George Orwell and Ayn Rand, two firsthand witnesses of totalitarian communist regimes and vehement critics of the system, both became popular and influential writers whose works have had a profound influence on the conservative movement. Orwell is known for his satirical Animal Farm and Nineteen-Eighty-Four. Ayn Rand authored Atlas Shrugged and Anthem. Their works depict communist societies, where manipulation and coercion are masked as equality and justice. They create fictive settings in which government employs the despised tactics of book-burning and censorship and silences the press in order to effectively control the public. Today, conservatives hold up these writings as examples of the consequences of unfettered government, and suggest that we are “Gulag Bound.” Liberals make a big show of promoting banned books and support campaigns like “Delete Censorship.” Neil Postman says we’re all wrong.

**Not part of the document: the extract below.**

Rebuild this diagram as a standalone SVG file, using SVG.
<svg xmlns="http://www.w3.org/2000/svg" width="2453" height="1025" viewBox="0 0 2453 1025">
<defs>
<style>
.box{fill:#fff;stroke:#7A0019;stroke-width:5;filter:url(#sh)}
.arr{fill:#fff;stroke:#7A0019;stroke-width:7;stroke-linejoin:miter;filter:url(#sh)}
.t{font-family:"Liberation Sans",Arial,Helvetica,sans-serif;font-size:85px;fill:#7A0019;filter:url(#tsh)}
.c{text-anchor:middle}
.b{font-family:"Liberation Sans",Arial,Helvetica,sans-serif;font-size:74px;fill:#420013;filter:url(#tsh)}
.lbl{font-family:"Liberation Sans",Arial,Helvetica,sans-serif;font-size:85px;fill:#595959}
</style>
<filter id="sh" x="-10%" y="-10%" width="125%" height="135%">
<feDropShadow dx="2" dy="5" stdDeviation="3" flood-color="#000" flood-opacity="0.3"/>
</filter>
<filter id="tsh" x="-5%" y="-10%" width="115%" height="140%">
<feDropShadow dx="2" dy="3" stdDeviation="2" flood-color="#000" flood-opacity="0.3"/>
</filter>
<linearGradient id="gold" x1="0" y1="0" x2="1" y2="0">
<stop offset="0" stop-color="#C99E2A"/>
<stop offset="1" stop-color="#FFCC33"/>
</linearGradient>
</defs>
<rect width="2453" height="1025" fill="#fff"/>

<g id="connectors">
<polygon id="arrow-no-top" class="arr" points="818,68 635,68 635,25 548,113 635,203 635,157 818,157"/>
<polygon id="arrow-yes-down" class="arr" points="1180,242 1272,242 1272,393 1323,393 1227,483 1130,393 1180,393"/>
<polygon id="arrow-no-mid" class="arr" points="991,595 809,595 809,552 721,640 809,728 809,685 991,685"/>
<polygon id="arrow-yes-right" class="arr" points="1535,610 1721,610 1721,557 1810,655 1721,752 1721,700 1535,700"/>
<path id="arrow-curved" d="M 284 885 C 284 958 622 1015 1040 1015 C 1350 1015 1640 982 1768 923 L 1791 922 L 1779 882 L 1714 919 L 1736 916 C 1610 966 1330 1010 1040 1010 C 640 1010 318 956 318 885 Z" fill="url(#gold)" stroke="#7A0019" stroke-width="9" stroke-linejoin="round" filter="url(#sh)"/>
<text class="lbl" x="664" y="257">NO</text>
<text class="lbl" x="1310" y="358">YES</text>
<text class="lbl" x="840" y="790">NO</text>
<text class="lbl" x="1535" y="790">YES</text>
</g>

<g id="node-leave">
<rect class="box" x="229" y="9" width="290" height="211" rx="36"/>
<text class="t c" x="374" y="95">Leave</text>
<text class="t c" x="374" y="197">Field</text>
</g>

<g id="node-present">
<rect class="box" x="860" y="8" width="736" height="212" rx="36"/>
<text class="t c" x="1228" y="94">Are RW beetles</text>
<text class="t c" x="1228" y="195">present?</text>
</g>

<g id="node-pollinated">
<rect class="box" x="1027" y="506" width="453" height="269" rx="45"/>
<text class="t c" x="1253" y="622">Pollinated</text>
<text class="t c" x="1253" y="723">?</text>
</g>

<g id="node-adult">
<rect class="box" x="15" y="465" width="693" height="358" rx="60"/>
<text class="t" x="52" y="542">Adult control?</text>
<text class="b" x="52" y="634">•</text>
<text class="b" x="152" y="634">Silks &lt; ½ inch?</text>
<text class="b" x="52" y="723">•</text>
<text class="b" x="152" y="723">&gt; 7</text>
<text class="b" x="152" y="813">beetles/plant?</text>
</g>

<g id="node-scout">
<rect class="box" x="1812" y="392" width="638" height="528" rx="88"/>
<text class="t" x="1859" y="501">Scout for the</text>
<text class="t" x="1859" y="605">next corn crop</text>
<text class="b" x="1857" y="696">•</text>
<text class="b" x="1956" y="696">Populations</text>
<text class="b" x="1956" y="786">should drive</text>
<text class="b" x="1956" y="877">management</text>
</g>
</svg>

In his landmark book, Amusing Ourselves to Death, published in 1985, Neil Postman turns on its head the notion that the absence of Newspeak and the renewed interest in opposition to censorship,which has reached historically unparalleled proportions, is a positive sign, or that we are to be congratulated for having avoided the doom laid out for us by Orwell. Orwell, he suggests, did not warn us of the real threat we are facing. Orwell could not have warned us, because Orwell could not have known. It probably didn’t even occur to Orwell that the world in 1984would not need to be scared into submission by heavy-handed policies, but would walk docilely into the slaughterhouses of the intellect with their iPhones in their hands and their headphones in their ears. Orwell didn’t tell us that it is not necessary to conceal anything from a public insensible to contradiction and narcotized by technological diversions.

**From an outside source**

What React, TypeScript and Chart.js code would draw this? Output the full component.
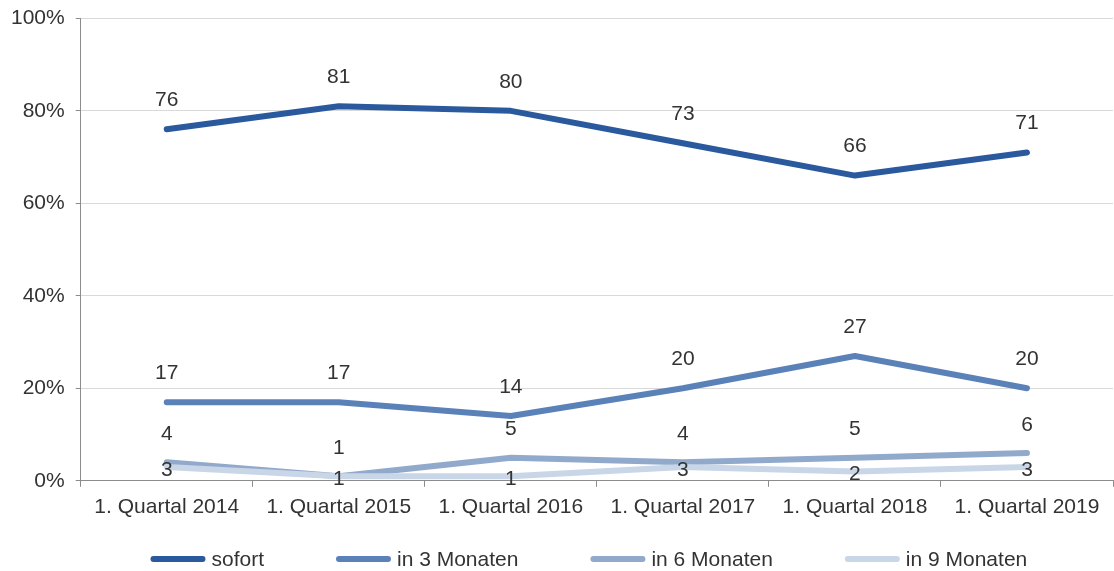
import React, { useEffect, useRef } from "react";
import { Chart, registerables } from "chart.js";

Chart.register(...registerables);

const categories = [
  "1. Quartal 2014",
  "1. Quartal 2015",
  "1. Quartal 2016",
  "1. Quartal 2017",
  "1. Quartal 2018",
  "1. Quartal 2019",
];
const sofort = [76, 81, 80, 73, 66, 71];
const in3Monaten = [17, 17, 14, 20, 27, 20];
const in6Monaten = [4, 1, 5, 4, 5, 6];
const in9Monaten = [3, 1, 1, 3, 2, 3];
const seriesNames = ["sofort", "in 3 Monaten", "in 6 Monaten", "in 9 Monaten"];
const yMin = 0;
const yMax = 100;
const yStep = 20;

const colors = ["#2A5A9D", "#5B82B8", "#91AACB", "#C9D6E7"];
const labelOffsets = [-29, -29, -28, 3];
const FONT_FAMILY = "'Liberation Sans', Arial, sans-serif";
const FONT_SIZE = 21;
const TEXT = "#333333";
const AXIS = "#8C8C8C";
const GRID = "#D9D9D9";

const dataLabelPlugin = {
  id: "dataLabels",
  afterDatasetsDraw(chart: any) {
    const ctx = chart.ctx;
    ctx.save();
    ctx.font = `${FONT_SIZE}px ${FONT_FAMILY}`;
    ctx.fillStyle = TEXT;
    ctx.textAlign = "center";
    ctx.textBaseline = "middle";
    chart.data.datasets.forEach((ds: any, i: number) => {
      const meta = chart.getDatasetMeta(i);
      meta.data.forEach((pt: any, j: number) => {
        ctx.fillText(String(ds.data[j]), pt.x, pt.y + labelOffsets[i]);
      });
    });
    ctx.restore();
  },
};

const legendPlugin = {
  id: "customLegend",
  afterDraw(chart: any) {
    const ctx = chart.ctx;
    const area = chart.chartArea;
    ctx.save();
    ctx.font = `${FONT_SIZE}px ${FONT_FAMILY}`;
    ctx.textBaseline = "middle";
    ctx.textAlign = "left";
    const lineLen = 49;
    const cap = 3;
    const gap = 6;
    const spacing = 72;
    const items = chart.data.datasets.map((ds: any) => ({
      label: ds.label,
      color: ds.borderColor,
      w: ctx.measureText(ds.label).width,
    }));
    let total = 0;
    items.forEach((it: any, i: number) => {
      total += lineLen + 2 * cap + gap + it.w + (i < items.length - 1 ? spacing : 0);
    });
    let x = (area.left + area.right) / 2 - total / 2 - 8;
    const y = 559;
    items.forEach((it: any) => {
      ctx.strokeStyle = it.color;
      ctx.lineWidth = 6;
      ctx.lineCap = "round";
      ctx.beginPath();
      ctx.moveTo(x + cap, y);
      ctx.lineTo(x + cap + lineLen, y);
      ctx.stroke();
      ctx.fillStyle = TEXT;
      ctx.fillText(it.label, x + 2 * cap + lineLen + gap, y + 1);
      x += lineLen + 2 * cap + gap + it.w + spacing;
    });
    ctx.restore();
  },
};

export default function App() {
  const ref = useRef<HTMLCanvasElement | null>(null);
  useEffect(() => {
    document.body.style.margin = "0";
    if (!ref.current) return;
    const values = [sofort, in3Monaten, in6Monaten, in9Monaten];
    const chart = new Chart(ref.current, {
      type: "line",
      data: {
        labels: categories,
        datasets: values.map((d, i) => ({
          label: seriesNames[i],
          data: d,
          borderColor: colors[i],
          backgroundColor: colors[i],
          borderWidth: 6,
          borderCapStyle: "round",
          borderJoinStyle: "round",
          pointRadius: 0,
          pointHoverRadius: 0,
          tension: 0,
          fill: false,
          order: values.length - i,
        })),
      },
      options: {
        responsive: false,
        animation: false,
        maintainAspectRatio: false,
        layout: { padding: { top: 0, left: 0, right: 1, bottom: 43 } },
        plugins: {
          legend: { display: false },
          tooltip: { enabled: false },
        },
        scales: {
          x: {
            offset: true,
            grid: {
              offset: true,
              drawOnChartArea: false,
              drawTicks: true,
              tickLength: 6,
              color: AXIS,
            },
            border: { color: AXIS, width: 1 },
            ticks: {
              color: TEXT,
              font: { family: FONT_FAMILY, size: FONT_SIZE },
              padding: 8,
              maxRotation: 0,
              autoSkip: false,
            },
          },
          y: {
            min: yMin,
            max: yMax,
            grid: {
              color: (c: any) => (c.tick && c.tick.value === 0 ? AXIS : GRID),
              tickColor: AXIS,
              tickLength: 5,
              lineWidth: 1,
            },
            border: { color: AXIS, width: 1 },
            ticks: {
              stepSize: yStep,
              color: TEXT,
              font: { family: FONT_FAMILY, size: FONT_SIZE, lineHeight: 0.7 },
              padding: 11,
              callback: (v: any) => `${v}%`,
            },
          },
        },
      },
      plugins: [dataLabelPlugin, legendPlugin],
    });
    return () => chart.destroy();
  }, []);
  return (
    <div style={{ width: 1114, height: 571 }}>
      <canvas ref={ref} width={1114} height={571} />
    </div>
  );
}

Postman’s main premise in his book is that the medium used to communicate a message affects what that message will be. Television, he explains, is not just a different medium of communication than typography – it expresses a completely different message. Being image-based, television has, in taking over communication in the Western world, put the lid on the long Age of Exposition which was made possible by the printing press, and ushered in a new Age of Show Business. Television has fragmented the mental powers of our culture, divorced information from action, and served, in general, to distract our national consciousness through consistent entertainment away from relevant issues. In short, television has made government suppression of ideas unnecessary because people are no longer capable of deep and complex thought.

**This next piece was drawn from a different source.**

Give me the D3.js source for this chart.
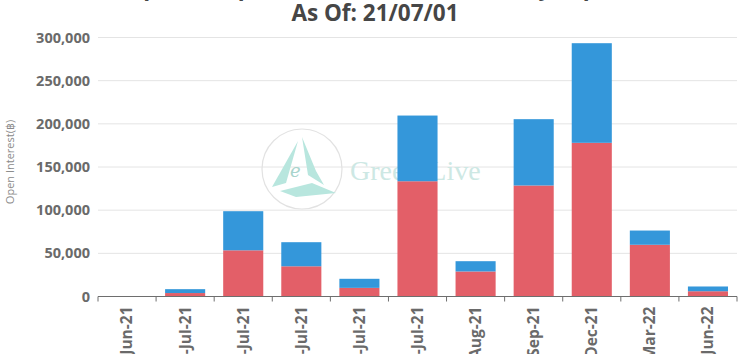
<!DOCTYPE html>
<html>
<head>
<meta charset="utf-8">
<script src="https://cdn.jsdelivr.net/npm/d3@7/dist/d3.min.js"></script>
<style>
  body { margin: 0; background: #fff; }
  svg { display: block; font-family: "Open Sans", "Noto Sans", sans-serif; }
</style>
</head>
<body>
<div id="chart"></div>
<script>
let expiries = ["30-Jun-21", "02-Jul-21", "09-Jul-21", "16-Jul-21", "23-Jul-21", "30-Jul-21",
                "27-Aug-21", "24-Sep-21", "31-Dec-21", "25-Mar-22", "24-Jun-22"];
let callOI = [0, 4000, 53500, 35000, 10000, 133500, 29000, 128600, 178000, 59900, 6100];
let putOI  = [0, 4500, 45300, 27900, 10500, 76100, 11900, 76800, 115400, 16500, 5500];
let yTicks = [0, 50000, 100000, 150000, 200000, 250000, 300000];
let titleLines = ["BTC Options Open Interest Distribution By Expiration", "As Of: 21/07/01"];

let svgWidth = 740;
let svgHeight = 354;
let margin = { top: 37.5, right: 3, bottom: 57.5, left: 98 };
let width = svgWidth - margin.left - margin.right;
let height = svgHeight - margin.top - margin.bottom;

let rows = expiries.map((d, i) => ({ expiry: d, call: callOI[i], put: putOI[i] }));
let stacked = d3.stack().keys(["call", "put"])(rows);
let colors = { call: "#e35f68", put: "#3497da" };

let svg = d3.select('#chart')
            .append('svg')
            .attr('width', svgWidth)
            .attr('height', svgHeight);

// title, first line runs off the top
svg.append('g')
    .selectAll('text')
    .data(titleLines)
    .join('text')
        .attr('x', 375)
        .attr('y', (d, i) => -5 + i * 26)
        .attr('text-anchor', 'middle')
        .attr('font-size', 22.5)
        .attr('font-weight', 'bold')
        .attr('fill', '#464646')
        .text(d => d);

let chart = svg.append('g')
                .attr('transform', `translate(${margin.left},${margin.top})`);

let x = d3.scaleBand()
            .domain(expiries)
            .range([0, width])
            .paddingInner(0.31)
            .paddingOuter(0.155);

let y = d3.scaleLinear()
            .domain([0, 300000])
            .range([height, 0]);

// grid
chart.append('g')
    .selectAll('line')
    .data(yTicks.slice(1))
    .join('line')
        .attr('x1', 0)
        .attr('x2', width)
        .attr('y1', d => y(d))
        .attr('y2', d => y(d))
        .attr('stroke', '#e4e4e4');

// watermark
let wm = chart.append('g').attr('transform', `translate(${302 - margin.left},${169 - margin.top})`);
wm.append('circle').attr('r', 40).attr('fill', 'none').attr('stroke', '#e2e2e2').attr('stroke-width', 1.2);
wm.append('path').attr('d', 'M-4,-28 L-30,18 L-16,14 Z').attr('fill', '#b8e6de');
wm.append('path').attr('d', 'M0,-32 L14,2 L22,16 L6,6 Z').attr('fill', '#b8e6de');
wm.append('path').attr('d', 'M-22,22 L10,14 L34,24 L-6,28 Z').attr('fill', '#b8e6de');
wm.append('text').attr('x', -12).attr('y', 8).attr('font-family', 'DejaVu Serif, serif')
    .attr('font-style', 'italic').attr('font-size', 18).attr('fill', '#a8d4cc').text('e');
wm.append('text').attr('x', 48).attr('y', 11).attr('font-family', '"Liberation Serif", serif')
    .attr('font-size', 28).attr('fill', '#cde8e4').text('GreeksLive');

// bars
chart.append('g')
    .selectAll('g')
    .data(stacked)
    .join('g')
        .attr('fill', d => colors[d.key])
    .selectAll('rect')
    .data(d => d)
    .join('rect')
        .attr('x', d => x(d.data.expiry))
        .attr('width', x.bandwidth())
        .attr('y', d => y(d[1]))
        .attr('height', d => y(d[0]) - y(d[1]));

// y axis labels
let yAxis = d3.axisLeft(y).tickValues(yTicks).tickSize(0).tickPadding(8)
                .tickFormat(d3.format(','));
chart.append('g')
    .call(yAxis)
    .call(g => g.select('.domain').remove())
    .selectAll('text')
        .attr('font-size', 14.5)
        .attr('font-weight', 'bold')
        .attr('fill', '#6a6a6a')
        .attr('font-family', '"Open Sans", sans-serif');

// x axis
let xg = chart.append('g').attr('transform', `translate(0,${height})`);
xg.append('line').attr('x1', 0).attr('x2', width).attr('stroke', '#6e6e6e');
xg.selectAll('.tk')
    .data(d3.range(expiries.length + 1))
    .join('line')
        .attr('class', 'tk')
        .attr('x1', i => i * x.step())
        .attr('x2', i => i * x.step())
        .attr('y1', 0)
        .attr('y2', 5)
        .attr('stroke', '#6e6e6e');
xg.selectAll('.lbl')
    .data(expiries)
    .join('text')
        .attr('class', 'lbl')
        .attr('transform', d => `translate(${x(d) + x.bandwidth() / 2},10) rotate(-90)`)
        .attr('text-anchor', 'end')
        .attr('dy', '0.35em')
        .attr('font-size', 15.5)
        .attr('font-weight', 'bold')
        .attr('fill', '#6a6a6a')
        .text(d => d);

// y axis title
svg.append('text')
    .attr('transform', `translate(14,${margin.top + height / 2 - 5}) rotate(-90)`)
    .attr('text-anchor', 'middle')
    .attr('font-size', 11)
    .attr('fill', '#8a8a8a')
    .text('Open Interest(฿)');
</script>
</body>
</html>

While censorship is a subject that people on both sides of the political spectrum love to get riled up about, Postman explains why it isn’t really an issue:
I would venture the opinion that the traditional civil libertarian opposition to the banning of books…is now largely irrelevant. Such acts of censorship are annoying, of course, and must be opposed. But they are trivial. Even worse, they are distracting, in that they divert civil libertarians from confronting those questions that have to do with the claims of new technologies…The fight against censorship is a nineteenth-century issue which was largely won in the twentieth. What we are confronted with now is the problem posed by the economic and symbolic structure of television. Those who run television do not limit our access to information but in fact widen it. Our Ministry of Culture is Huxleyan, not Orwellian. It does everything possible to encourage us to watch continuously. But what we watch is a medium which presents information in a form that renders it simplistic, nonsubstantive, nonhistorical and noncontextual.
We are a “public adjusted to incoherence and amused into indifference,” he ventures. And our danger is not that we are unable to read the controversial books that have acted upon our culture, but that we no longer care to do so.
So, are we “Gulag Bound?” Probably. Thinking people are watching the times and warning us of the fast-approaching totalitarian chasm splitting the road. But the immediate danger facing us is the fact that there are so few thinking people left, and that most of them are non-thinking by their own choice simply because Jay Leno and football are so much more fun. If we are heading for the gulag, we are heading for it in perfect freedom, with our eyes wide open.